Greg Stock
It was fantastic to watch the recent Rale Rasic interview. Andy Paschalidis did a wonderful job in teasing out some of the myriad
In light of this interview it was interesting to read “XI Principles for the Future of Australian Football,” the new discussion paper provided by the Football Federation of Australia. It is abjectly clear in its intention stating that it represents a “fresh start” for football. It also uses terms like “new vision” and “strong culture” alongside Principle II “to develop a new narrative for football.”
But isn’t that the whole issue we have been wrestling with as a game?
Australian football has had way too many “fresh starts.” If we go right back to the 1920s we saw a state league in New South Wales breakaway from the then ‘establishment’ to take club football in a new direction. In the early 00s we saw a new political regime come in and tip out the old National Soccer League or as it was referred, ‘old soccer’ and start ‘new football.’ And in between all that we have seen the rise and fall of successive state and national organisations with almost monotonous regularity. The biggest being the Federation era of 1957. Yet the dialogue for each of those was the same – it was portrayed as a “new era in soccer.”
But can our game breed culture if all we seem to want to do is create something new?
This constant dislocation in our game is what separates us from the other sports in Australia.
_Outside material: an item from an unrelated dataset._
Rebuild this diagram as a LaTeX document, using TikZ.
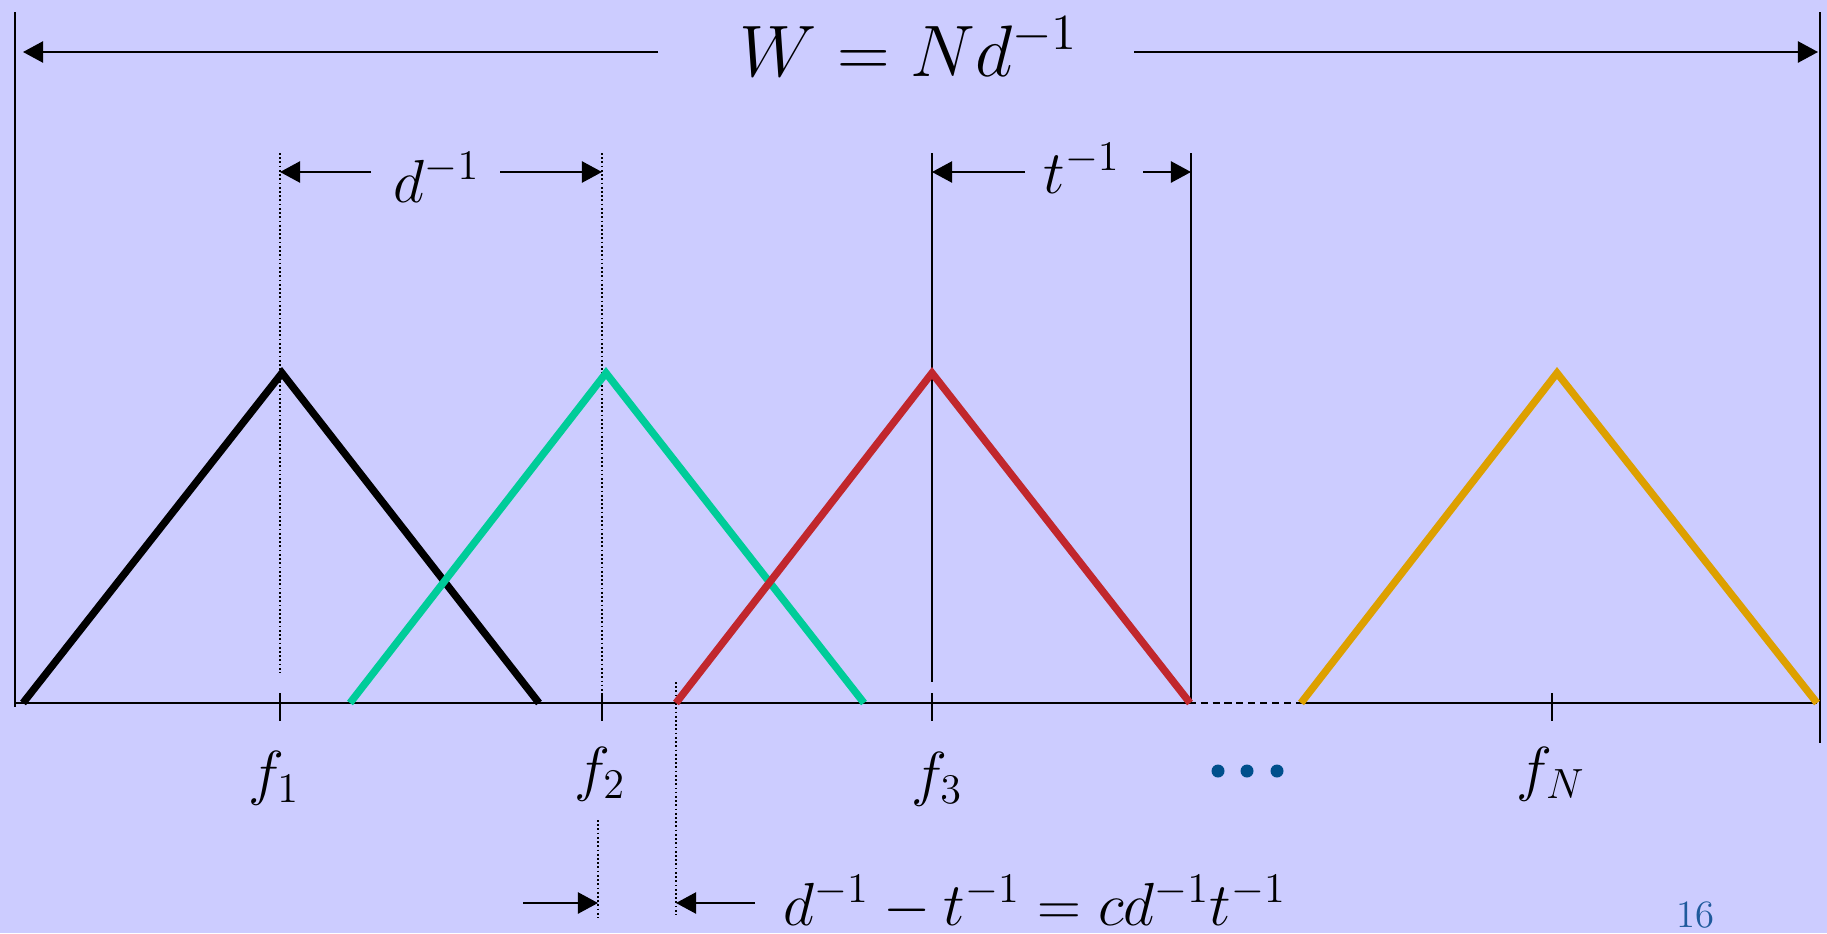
\documentclass[tikz,border=0pt]{standalone}
\usetikzlibrary{arrows.meta}
\definecolor{bgblue}{RGB}{204,204,255}
\definecolor{tealgreen}{RGB}{0,204,153}
\definecolor{darkred}{RGB}{193,39,45}
\definecolor{amber}{RGB}{221,160,0}
\definecolor{dotblue}{RGB}{0,79,140}
\definecolor{pageblue}{RGB}{31,90,156}
\tikzset{
  dimarrow/.style={line width=0.6pt, -{Triangle[length=5.7pt,width=6pt]}},
  guide/.style={line width=0.5pt},
  dotguide/.style={line width=0.45pt, dash pattern=on 0.5pt off 0.7pt},
  axisline/.style={line width=0.7pt},
  tri/.style={line width=2.1pt, line join=miter},
  biglabel/.style={font=\fontsize{21}{25}\selectfont, inner sep=0pt},
  flabel/.style={font=\fontsize{18}{22}\selectfont, inner sep=0pt}
}
\begin{document}
\begin{tikzpicture}[x=0.01cm, y=-0.01cm]
\fill[bgblue] (0,0) rectangle (1827,933);

\coordinate (o) at (14,703);
\coordinate (gapl) at (1190,703);
\coordinate (gapr) at (1299,703);
\coordinate (e) at (1817,703);

\coordinate (a1) at (23,703);
\coordinate (p1) at (282,373);
\coordinate (b1) at (539,703);
\coordinate (a2) at (350,703);
\coordinate (p2) at (606,373);
\coordinate (b2) at (864,703);
\coordinate (a3) at (676,703);
\coordinate (p3) at (932,373);
\coordinate (b3) at (1190,703);
\coordinate (aN) at (1301,703);
\coordinate (pN) at (1557,373);
\coordinate (bN) at (1817,703);

\draw[guide] (15,12) -- (15,707);
\draw[guide] (1820,12) -- (1820,743);

\draw[dotguide] (280,153) -- (280,673);
\draw[dotguide] (602,153) -- (602,703);
\draw[guide] (932,153) -- (932,682);
\draw[guide] (1191,153) -- (1191,703);
\draw[dotguide] (676,682) -- (676,915);
\draw[dotguide] (598,820) -- (598,918);

\draw[axisline] (o) -- (gapl);
\draw[axisline, dash pattern=on 2pt off 1.4pt, dash phase=-3pt] (gapl) -- (gapr);
\draw[axisline] (gapr) -- (e);

\draw[guide] (280,693) -- (280,721);
\draw[guide] (602,693) -- (602,721);
\draw[guide] (932,693) -- (932,721);
\draw[guide] (1552,693) -- (1552,721);

\draw[tri, black] (a1) -- (p1) -- (b1);
\draw[tri, tealgreen] (a2) -- (p2) -- (b2);
\draw[tri, darkred] (a3) -- (p3) -- (b3);
\draw[tri, amber] (aN) -- (pN) -- (bN);

\node[biglabel, anchor=base] (w) at (909,76) {$W = Nd^{-1}$};
\coordinate (wl) at (23,52);
\coordinate (wls) at (658,52);
\coordinate (wrs) at (1134,52);
\coordinate (wr) at (1818,52);
\draw[dimarrow] (wls) -- (wl);
\draw[dimarrow] (wrs) -- (wr);

\node[flabel, anchor=base] (d) at (437,202) {$d^{-1}$};
\coordinate (dl) at (280,172);
\coordinate (dls) at (371,172);
\coordinate (drs) at (500,172);
\coordinate (dr) at (602,172);
\draw[dimarrow] (dls) -- (dl);
\draw[dimarrow] (drs) -- (dr);

\node[flabel, anchor=base] (t) at (1082,193) {$t^{-1}$};
\coordinate (tl) at (932,172);
\coordinate (tls) at (1025,172);
\coordinate (trs) at (1143,172);
\coordinate (tr) at (1191,172);
\draw[dimarrow] (tls) -- (tl);
\draw[dimarrow] (trs) -- (tr);

\node[flabel] (f1) at (274,778) {$f_1$};
\node[flabel] (f2) at (600,774) {$f_2$};
\node[flabel] (f3) at (937,779) {$f_3$};
\node[flabel] (fN) at (1551,774) {$f_N$};

\fill[dotblue] (1218,771) circle (6.5);
\fill[dotblue] (1247,771) circle (6.5);
\fill[dotblue] (1277,771) circle (6.5);

\node[flabel, anchor=base] (eq) at (1035,925) {$d^{-1} - t^{-1} = cd^{-1}t^{-1}$};
\coordinate (gl) at (598,903);
\coordinate (gls) at (523,903);
\coordinate (gr) at (676,903);
\coordinate (grs) at (755,903);
\draw[dimarrow] (gls) -- (gl);
\draw[dimarrow] (grs) -- (gr);

\node[font=\fontsize{11}{13}\selectfont, text=pageblue, inner sep=0pt] (pg) at (1695,915) {16};
\end{tikzpicture}
\end{document}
Cricket is a game that builds on the foundation of their history. Fred “the Demon” Spofforth is as important as Shane Warne or Tim Paine – that each season of their game is another layer on top of a sedimentary rock of history forged in the 1800s. AFL is the same – the Tigers won a flag in 2019 yet that victory is as important as Carlton winning in 1906. They didn’t draw a line through their game in 1982 when the Swans moved to Sydney or when Fitzroy merged with the Brisbane Bears – they have embraced their games history at every turn and built yet another layer on the rock of history forged generations prior. Their legends and clubs are household names because the dialogue reminds their fans of how strong their game is. It is what encourages parents to drive their child to a cold wet field on a Saturday morning that their son or daughter is walking in the footsteps of Ron Barassi or Roy Cazaly.
Yet in football we haven’t learnt that lesson. We are still talking about new directions and fresh starts in the same way we did in 1928. Our new CEO James Johnson should know this. He played the game at the highest level domestically and thus understands that the game is about the grass-roots clubs as much as it is about Melbourne Victory. His vision should be about embracing Judy Masters and Reg Date in the same way Rale was yesterday and having the name Joe Marston etched
alongside Tim Cahill in the minds of those that play the game.
Reg Date in NSW strip |
He should understand our games “strong new culture” already exists. It lies in the clubrooms of Balgownie Rangers, Adamstown Rosebud, South Hobart and South Melbourne. It sits on the sidelines at every grassroots club in this wide brown land every Saturday.
There doesn’t need to be new visions requiring formal documents to embrace history. It should already be etched into our beings. It is however time to put resources into this thing. To start documenting the statistical and narrative history of our game. Aside from a few hearty souls we know little of anything. Andrew Howe has been fantastic to put together the details on the National Teams and the competitions but its just the tip of a massive iceberg. We need more. We need the information burnt into our footballing consciousness the same way Barassi is burnt into Aussie Rules.
Whether it includes the four walls of a museum or not is the key issue for if we don’t know the narrative of our past how can we go forward. Or do we just draw yet another new line in the sand? Do we put out another discussion paper call it “new soccer” and again fail to learn the lessons from the past.
Rale and his ’74 team were great footballing pioneers. They deserve all the praise we can muster for their tremendous achievements. Their legacy should be the fostering of our home grown football culture, the one that they helped create.